|Solomon Mujuru was the husband of vice president Joice Mujuru, right [Reuters]
General Solomon Mujuru, a former Zimbabwean military chief and guerrilla leader in the country's independence war, has died in a fire at one of his homes, Zimbabwe's army commander said on Tuesday.
The cause of the fire was unclear, but police said Mujuru's body was "burned beyond recognition".
Mujuru, who was 62, headed Zimbabwe's military for more than a decade after independence in 1980.
His widow, Joice Mujuru, is the country's vice president. Her supporters are vying for supremacy within their party should Mugabe die or retire.
Mugabe's ZANU-PF party has been plagued by disputes over who will succeed him. Mujuru's wife leads a powerful faction in Mugabe's party.
In the past, Mugabe has favoured Joice Mujuru, 56, to succeed him, making her his first vice president above his veteran colleague, John Nkomo, 77, his second vice president .
However, she counted on the support of her husband, who still commanded loyalty in the military for his role in helping sweep Mugabe into power at independence. Her husband's power base was seen as the foundation of her political fortunes.
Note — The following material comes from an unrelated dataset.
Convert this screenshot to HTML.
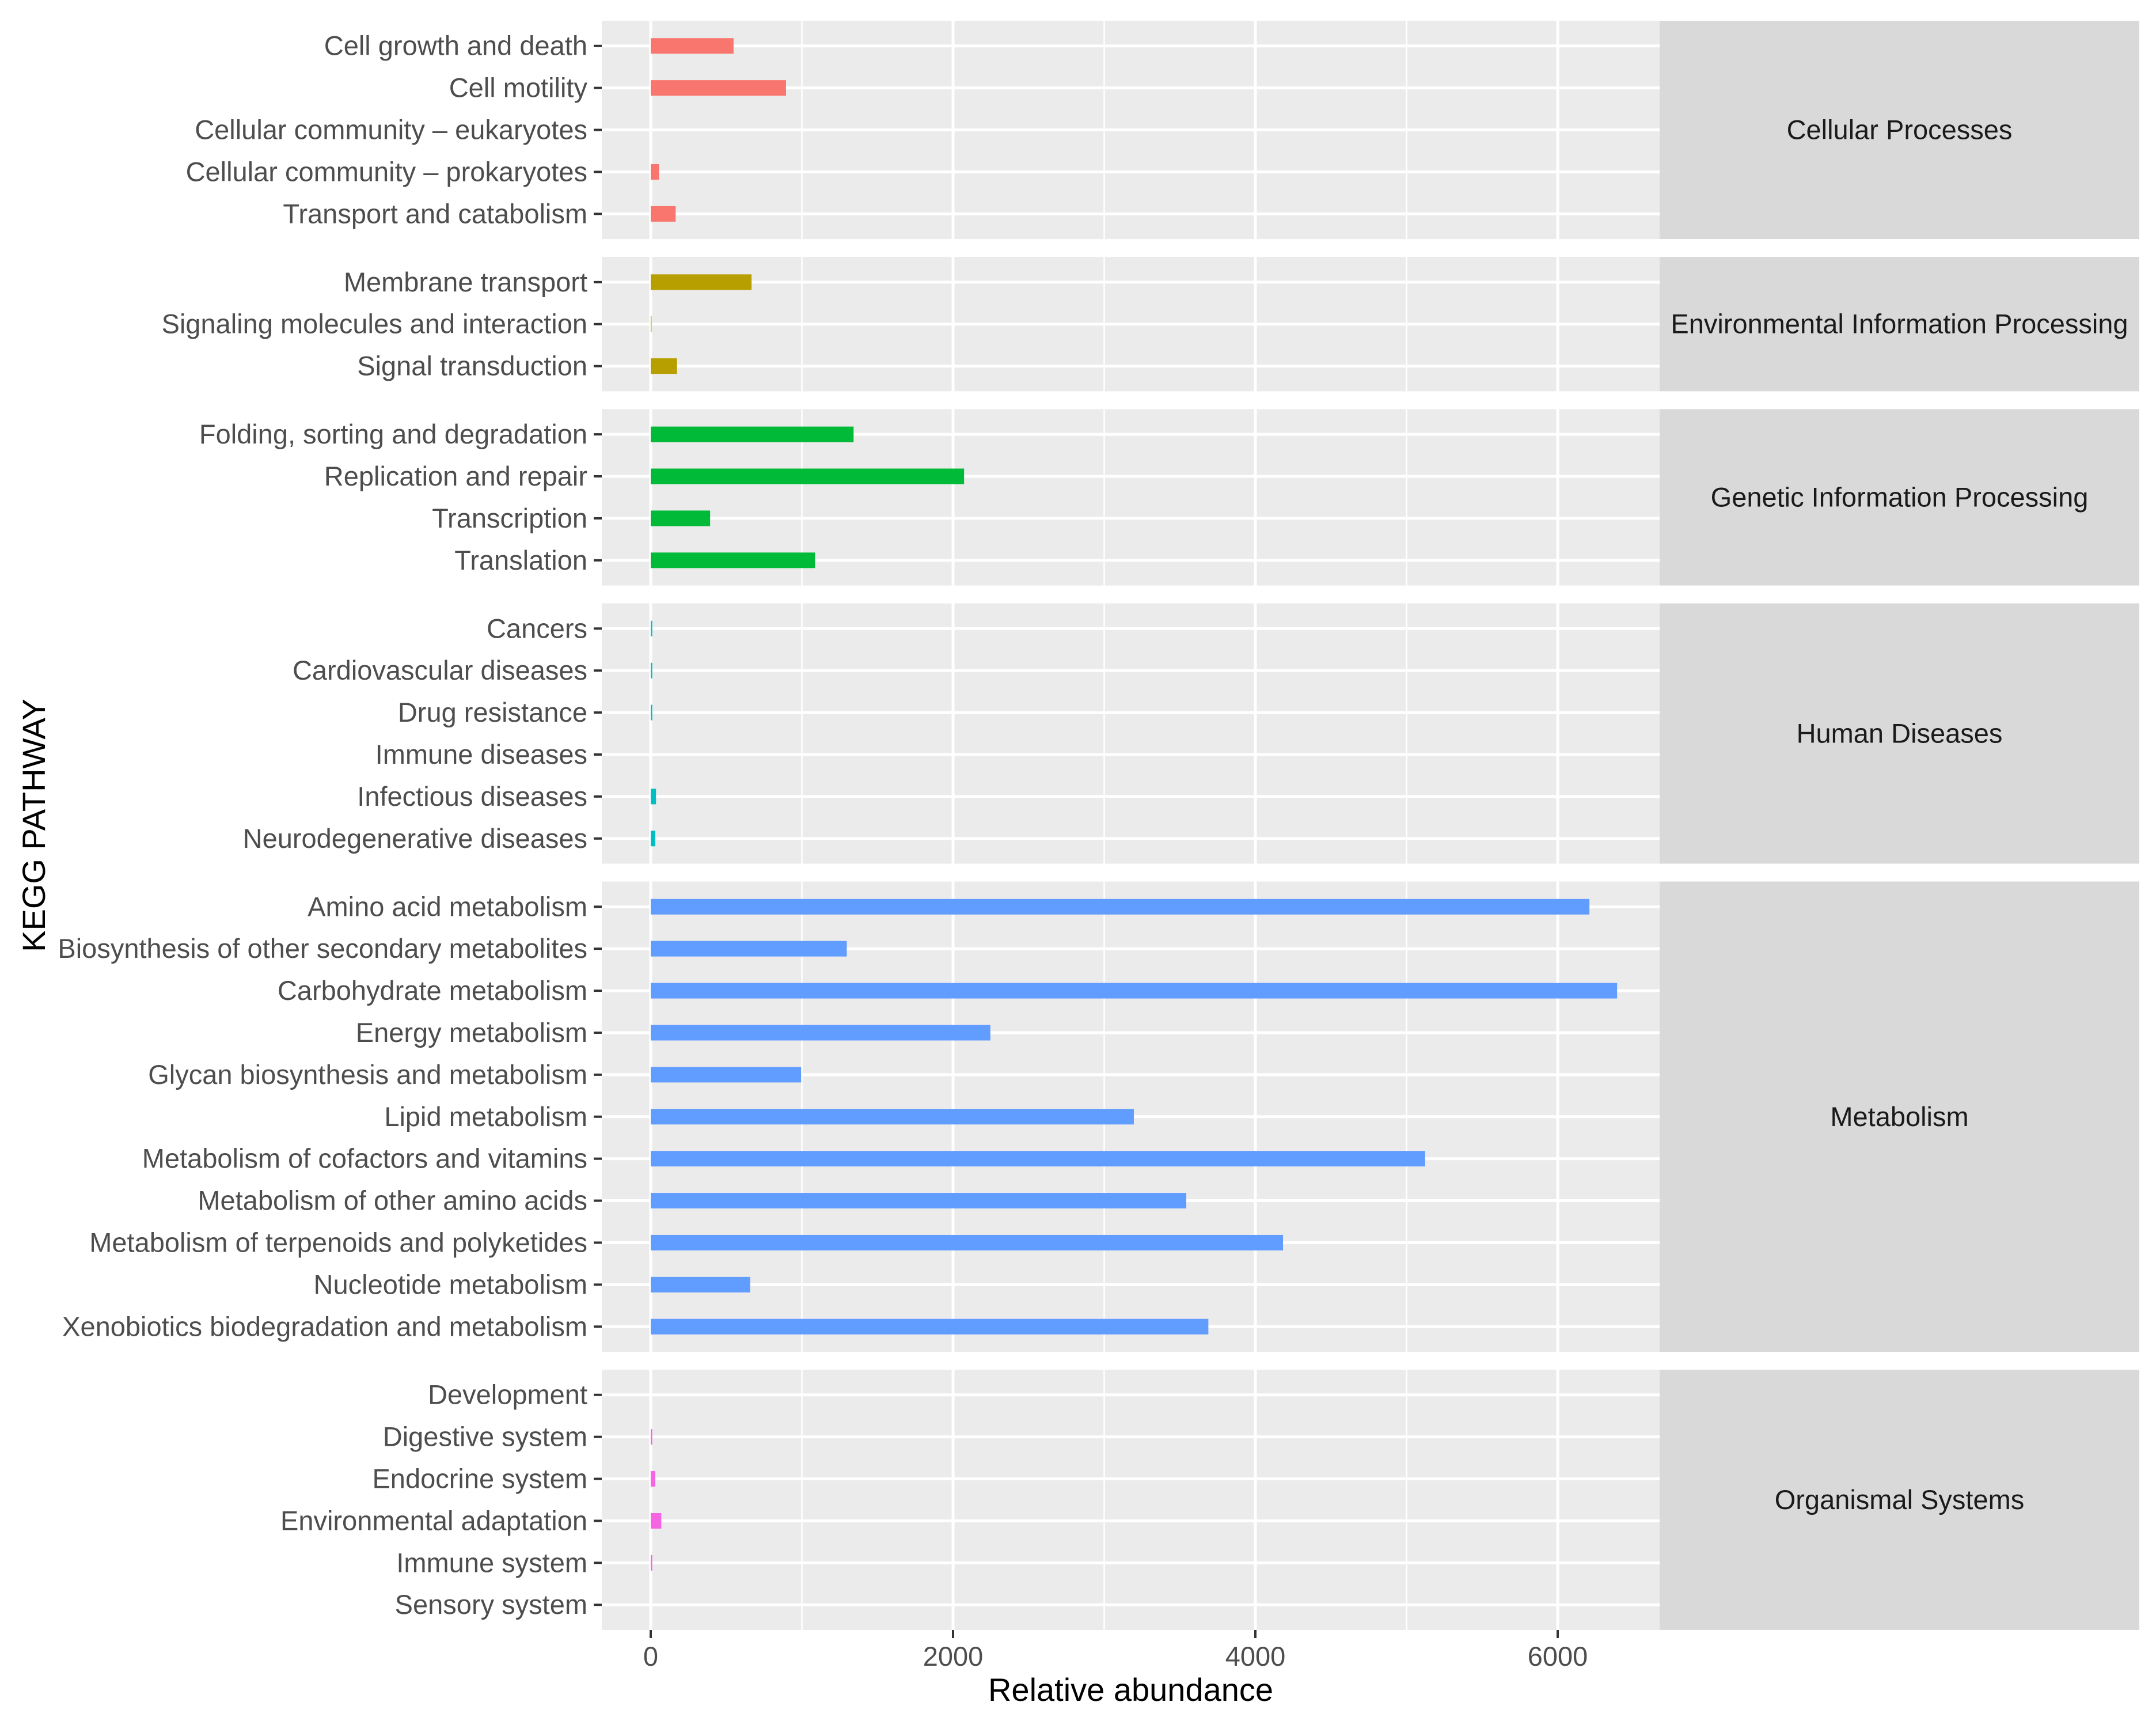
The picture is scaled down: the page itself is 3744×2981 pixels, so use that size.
<!DOCTYPE html>
<html><head><meta charset="utf-8"><style>
html,body{margin:0;padding:0;background:#fff}
svg{display:block;font-family:"Liberation Sans",Arial,sans-serif}
</style></head><body>
<svg id="chart" width="3744" height="2981" viewBox="0 0 3744 2981" xmlns="http://www.w3.org/2000/svg"></svg>
<script>
const groups = ["Cellular Processes","Environmental Information Processing","Genetic Information Processing","Human Diseases","Metabolism","Organismal Systems"];
const groupColors = ["#F8766D","#B79F00","#00BA38","#00BFC4","#619CFF","#F564E3"];
const cellularLabels = ["Cell growth and death","Cell motility","Cellular community \u2013 eukaryotes","Cellular community \u2013 prokaryotes","Transport and catabolism"];
const cellularValues = [548,895,0,55,165];
const envLabels = ["Membrane transport","Signaling molecules and interaction","Signal transduction"];
const envValues = [667,5,174];
const geneticLabels = ["Folding, sorting and degradation","Replication and repair","Transcription","Translation"];
const geneticValues = [1342,2073,393,1087];
const diseaseLabels = ["Cancers","Cardiovascular diseases","Drug resistance","Immune diseases","Infectious diseases","Neurodegenerative diseases"];
const diseaseValues = [10,10,10,0,35,30];
const metabLabels = ["Amino acid metabolism","Biosynthesis of other secondary metabolites","Carbohydrate metabolism","Energy metabolism","Glycan biosynthesis and metabolism","Lipid metabolism","Metabolism of cofactors and vitamins","Metabolism of other amino acids","Metabolism of terpenoids and polyketides","Nucleotide metabolism","Xenobiotics biodegradation and metabolism"];
const metabValues = [6210,1297,6393,2247,995,3196,5123,3543,4183,658,3689];
const organLabels = ["Development","Digestive system","Endocrine system","Environmental adaptation","Immune system","Sensory system"];
const organValues = [0,10,30,70,10,0];
const xTicks = [0,2000,4000,6000];
const xMinor = [1000,3000,5000];

const allLabels=[cellularLabels,envLabels,geneticLabels,diseaseLabels,metabLabels,organLabels];
const allValues=[cellularValues,envValues,geneticValues,diseaseValues,metabValues,organValues];

const NS="http://www.w3.org/2000/svg";
const svgEl=document.getElementById('chart');
function mk(tag,attrs){const e=document.createElementNS(NS,tag);for(const k in attrs)e.setAttribute(k,attrs[k]);svgEl.appendChild(e);return e;}

const panelL=1045, panelR=2882, stripR=3715;
const x0px=1130, pxPerUnit=525/2000;
const xs=v=>x0px+v*pxPerUnit;
const rowH=72.9, gapH=31, top0=36;
const fs=47;

let curTop=top0;
for(let g=0;g<groups.length;g++){
  const labels=allLabels[g], vals=allValues[g];
  const h=(labels.length-1+1.2)*rowH;
  const bg=mk('rect',{x:panelL,y:curTop,width:panelR-panelL,height:h,fill:'#EBEBEB'});
  
  
  xMinor.forEach(v=>{const l=mk('line',{x1:xs(v),x2:xs(v),y1:curTop,y2:curTop+h,stroke:'#fff','stroke-width':2.5});
    
    });
  xTicks.forEach(v=>{const l=mk('line',{x1:xs(v),x2:xs(v),y1:curTop,y2:curTop+h,stroke:'#fff','stroke-width':5});
    
    });
  labels.forEach((lab,i)=>{
    const y=curTop+0.6*rowH+i*rowH;
    const gl=mk('line',{x1:panelL,x2:panelR,y1:y,y2:y,stroke:'#fff','stroke-width':5});
    
    
    const v=vals[i];
    if(v>0){
      const b=mk('rect',{x:xs(0),y:y-13.5,width:Math.max(1.5,xs(v)-xs(0)),height:27,fill:groupColors[g]});
      
      
    }
    const tk=mk('line',{x1:panelL-14,x2:panelL,y1:y,y2:y,stroke:'#333','stroke-width':4});
    
    
    const t=mk('text',{x:panelL-25,y:y+16,'text-anchor':'end','font-size':fs,fill:'#4D4D4D'});
    t.textContent=lab;
    
    
  });
  const st=mk('rect',{x:panelR,y:curTop,width:stripR-panelR,height:h,fill:'#D9D9D9'});
  
  
  const stt=mk('text',{x:(panelR+stripR)/2,y:curTop+h/2+16,'text-anchor':'middle','font-size':fs,fill:'#1A1A1A'});
  stt.textContent=groups[g];
  
  
  curTop+=h+gapH;
}
const bottomY=curTop-gapH;
xTicks.forEach(v=>{
  const tk=mk('line',{x1:xs(v),x2:xs(v),y1:bottomY,y2:bottomY+14,stroke:'#333','stroke-width':4});
  
  
  const t=mk('text',{x:xs(v),y:bottomY+62,'text-anchor':'middle','font-size':fs,fill:'#4D4D4D'});
  t.textContent=v;
  
  
});
const xt=mk('text',{x:(panelL+panelR)/2,y:2953,'text-anchor':'middle','font-size':56,fill:'#000'});
xt.textContent='Relative abundance';


const yt=mk('text',{x:0,y:0,'text-anchor':'middle','font-size':56,fill:'#000',transform:'translate(78,'+((top0+bottomY)/2)+') rotate(-90)'});
yt.textContent='KEGG PATHWAY';


</script>
</body></html>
After his retirement, Mujuru acquired an empire of farms, properties, mines and other interests that made him one of wealthiest and most influential figures in the top echelons of Mugabe's party and its policymaking politburo.
"His death leaves the party in a shambles. He was holding it together and we will now see more infighting," said John Makumbe, a political scientist at Zimbabwe's main university.
"I don't think [Joice Mujuri] will be able to do it alone," said Makumbe.
Simon Khaya Moyo, the fourth ranking official in Mugabe's party, said Mujuru had long fought for unity in Zimbabwe.
"He was the glue to our future," he said. "None of us would have the audacity to betray him."
Mugabe has yet to comment on Mujuru's death.
Makumbe, the political scientist, said the fire raised rumours of foul play ahead of an official statement. He said Mujuru was "a man of few words who was respected" among the younger political and military hierarchy.
Mujuru was known to have had sharp disagreements with political colleagues over Mugabe's possible retirement.
He wanted to make way for younger leaders he favoured, earning him rebukes from Mugabe hardliners, Makumbe said.
Mugabe has acknowledged deep divisions in his party and has said he cannot leave office until he has resolved them and unified the party ahead of elections.